The first queer show on CJSW was Speak Sebastian. It premiered on September 5, 1990. Niall O’Rourke, the show’s founder said then “the gay community is now confident enough to stand up and be counted.” In an interview with the Calgary Herald, he said he hoped both gays and straights would be interested in the subjects Speak Sebastian tackled during its regular Wednesday 9 – 10 p.m. time-slot.
The program was set up like many radio lifestyle shows, with regular features and panels discussing various subjects: for example, the risks faced by professionals who “come out.” Its mandate, however, was to examine the question of how the homosexual community could grow “in a so- called ‘straight’ world.” Early shows addressed controversial issues like “outing,” popular with gay activist groups then. Outing is when a person or news source publicly revealed the homosexuality of a well-known figure, who had been keeping it under wraps.
Niall said, “Though many homosexuals are private about their preferences, the people directly and regularly involved in Speak Sebastian are not able to use pseudonyms. If you’re not ready to go on the record, you’re not ready to be on the show.”
Niall came to CJSW five years earlier through hosting a classical music show called Excursions. Though he enjoyed working on Excursions, Niall said: “The more mature I get, the more I find myself bringing my background, my homosexuality, into my work.”
One of the program’s regular features was a monthly segment of AIDS information and updates produced by AIDS Calgary.
The Show proved to be popular and co-host Michele Sharp soon joined Niall as well as other segment volunteers. Giving everybody an equal voice was the goal. Niall and Michele would go through the show programs in advance and try to give equal time to male and female issues.
Michele said: “I think Niall got blown away by me at the beginning because I was like this radical feminist dyke who was going to bowl them over and make sure women got a voice. But then I realized he was on my side and I didn’t have to slap him down or make him stay in line; he tried to keep everything on an even keel between the two of us.”

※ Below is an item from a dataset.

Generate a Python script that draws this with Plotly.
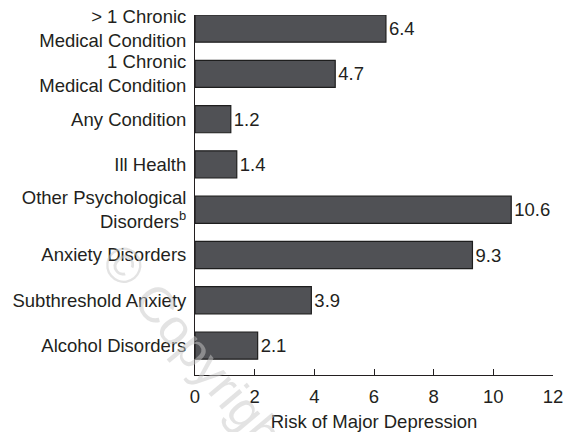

Speak Sebastian expanded in 1991 to produce a live community awards show. The first Speak Sebastian Awards happened in June of that year as part of Pride Week. Awards were given to community members in seven categories which were:
- Man of the Year
- Woman of the Year
- Award of Distinction
- Community Service Award
- Humanitarian Award
- Business of the Year
- Sportsperson of the Year
In 1992, Niall and Michelle moved on, passing the show on to the queer radio collective that had formed. The new hosts that year were Stephen Lock and Cate Vail, who were both heavily involved in Calgary’s gay and lesbian support organizations, Gay Lines and Lesbian Information Lines (respectively).
The Speak Sebastian awards had three iterations, ending in 1993. Organizers ran out of steam to keep it, and the radio show, both going. This was also the period in Calgary of peak AIDS deaths in the community, another source of stress.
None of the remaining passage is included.